Da es sehr schwer ist, den Weg, den ein Wort gegangen ist, das sich über die Jahre abgewandelt hat, können wir an dieser Stelle nur einige Beispiele für Wörter liefern, die sich mit der Zeit geändert haben:
 

  • Begebnis - Begebenheit

dei­net­hal­ben - deinetwegen

allda - ebenda

ehrenfest - ehrenwert

bloß­fü­ßig - barfüßig

Ehrsamkeit - Ehrbarkeit

Fährde - Gefahr

sänftiglich - sanft (zur Beschreibung eines Vorgangs)

treu­lich - getreu

Helfant - Elefant

zwiefältig - zweifach

 

Sich verändernde Schreibweisen

 

Etwas, das sich etwa schon vor der ersten offiziellen deutschen Rechtschreibung geändert hatte, war, dass man statt "ey" nun "ei" schrieb. Andere Dinge änderten sich in der Rechtschreibung, weil man eine andere Schreibweise als sprachwissenschaftlich logischer ansah. So brachte uns die Rechtschreibreform bekanntlich eine einheitliche Regel zur Verwendung von Doppel-s und ß und legte fest, dass bei zusammengesetzten Wörtern, bei denen das erste Teilwort auf einem Doppelkonsonanten endet und das zweite Teilwort mit eben diesem Konsonanten beginnt, nicht wie früher einer der Konsonanten entfällt: Aus "Schiffahrt" wurde "Schifffahrt". Hier eine kleine Anekdote von den Briten: Als J. R. R. Tolkien, der anerkannter Linguist war, seinem Verlag den Hobbit vorlegte, besserte der Lektor "dwarves" ("Zwerge") als Mehrzahl zu "dwarf" ("Zwerg") in Tolkiens Manuskript in das übliche "dwarfs" um.

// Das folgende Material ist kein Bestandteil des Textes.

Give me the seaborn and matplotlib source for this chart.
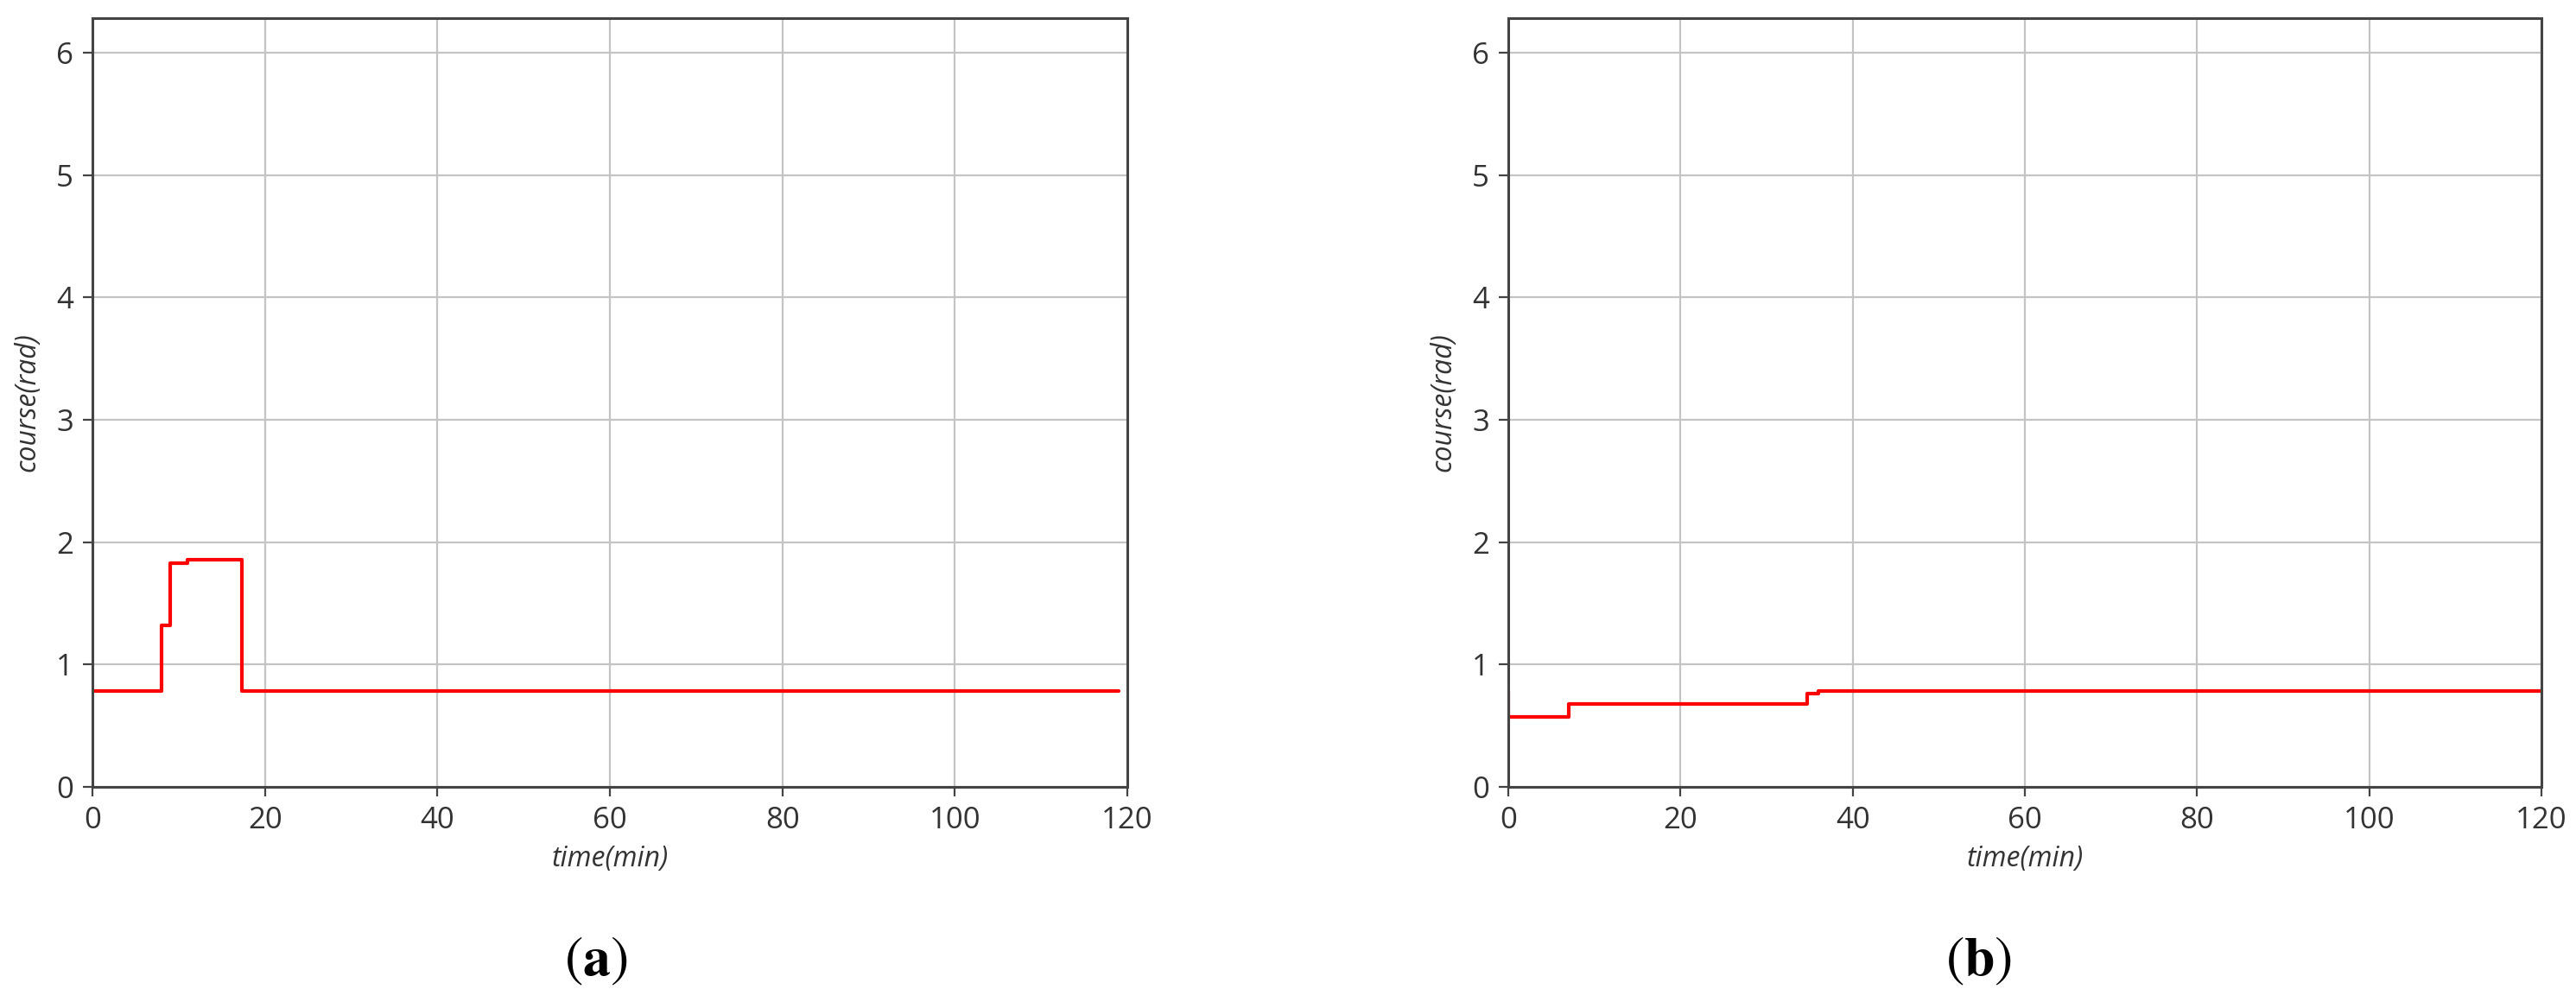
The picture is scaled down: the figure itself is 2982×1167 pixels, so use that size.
import numpy as np
import pandas as pd
import matplotlib
matplotlib.use("Agg")
import matplotlib.pyplot as plt
import seaborn as sns

# 航向データ (a)
time_a = [0, 8, 9, 11, 17.3, 119]
course_a = [0.785, 1.32, 1.83, 1.86, 0.785, 0.785]
# 航向データ (b)
time_b = [0, 0, 7, 34.7, 36, 120]
course_b = [0.785, 0.575, 0.675, 0.765, 0.785, 0.785]

x_ticks = [0, 20, 40, 60, 80, 100, 120]
y_ticks = [0, 1, 2, 3, 4, 5, 6]
panel_labels = ["a", "b"]

sns.set_style("white")
plt.rcParams["font.family"] = ["Open Sans", "DejaVu Sans"]

fig = plt.figure(figsize=(29.82, 11.67), dpi=100)
ax1 = fig.add_axes([0.0359, 0.2194, 0.4017, 0.7626])
ax2 = fig.add_axes([0.5855, 0.2194, 0.4011, 0.7626])

for ax, t, c, lab, cx in [(ax1, time_a, course_a, panel_labels[0], 0.2314),
                          (ax2, time_b, course_b, panel_labels[1], 0.768)]:
    df = pd.DataFrame({"time": t, "course": c})
    sns.lineplot(data=df, x="time", y="course", ax=ax, color="#ff0000",
                 linewidth=3, estimator=None, sort=False,
                 drawstyle="steps-post")
    ax.set_xlim(0, 120)
    ax.set_ylim(0, 2 * np.pi)
    ax.set_xticks(x_ticks)
    ax.set_yticks(y_ticks)
    ax.grid(True, color="#c4c4c4", linewidth=1.6)
    ax.set_axisbelow(True)
    for s in ax.spines.values():
        s.set_color("#444444")
        s.set_linewidth(2.2)
    ax.tick_params(axis="both", which="major", length=8, width=1.6,
                   color="#444444", labelsize=25, labelcolor="#333333",
                   pad=8, bottom=True, left=True)
    ax.set_xlabel("time(min)", fontsize=23, fontstyle="italic",
                  color="#333333", labelpad=8)
    ax.set_ylabel("course(rad)", fontsize=23, fontstyle="italic",
                  color="#333333", labelpad=12)
    fig.text(cx, 0.047, r"$(\mathbf{" + lab + r"})$", math_fontfamily="stix",
             fontsize=46, ha="center", va="center", color="black")

fig.savefig("out.png", dpi=100)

Tolkien war nicht begeistert und insistierte, dass die Schreibweise mit V aus etymologischer Sicht mehr Sinn ergebe, die Mehrzahl von "elf" ("Elb") sei auch "elves" oder die von "wolf" "wolves". Heute ist Tolkiens Schreibweise die im Englischen übliche. Es können also sogar einzelne Schriftsteller die Schreibweise von Wörtern beeinflussen. Hin und wieder kapitulieren die Sprachhüter beim Duden auch schlichtweg, wenn genug Menschen etwas lange genug falsch geschrieben haben. So führte der Duden für lange Zeit "Tschüs" als das am häufigsten falsch geschrieben Wort der deutschen Sprache. Die meisten Menschen schrieben nämlich "Tschüss" oder gar "Tschüß". Vor einigen Jahren gab man es in der Duden-Redaktion wohl dran und erlaubte die Schreibweise mit Doppel-s ganz offiziell.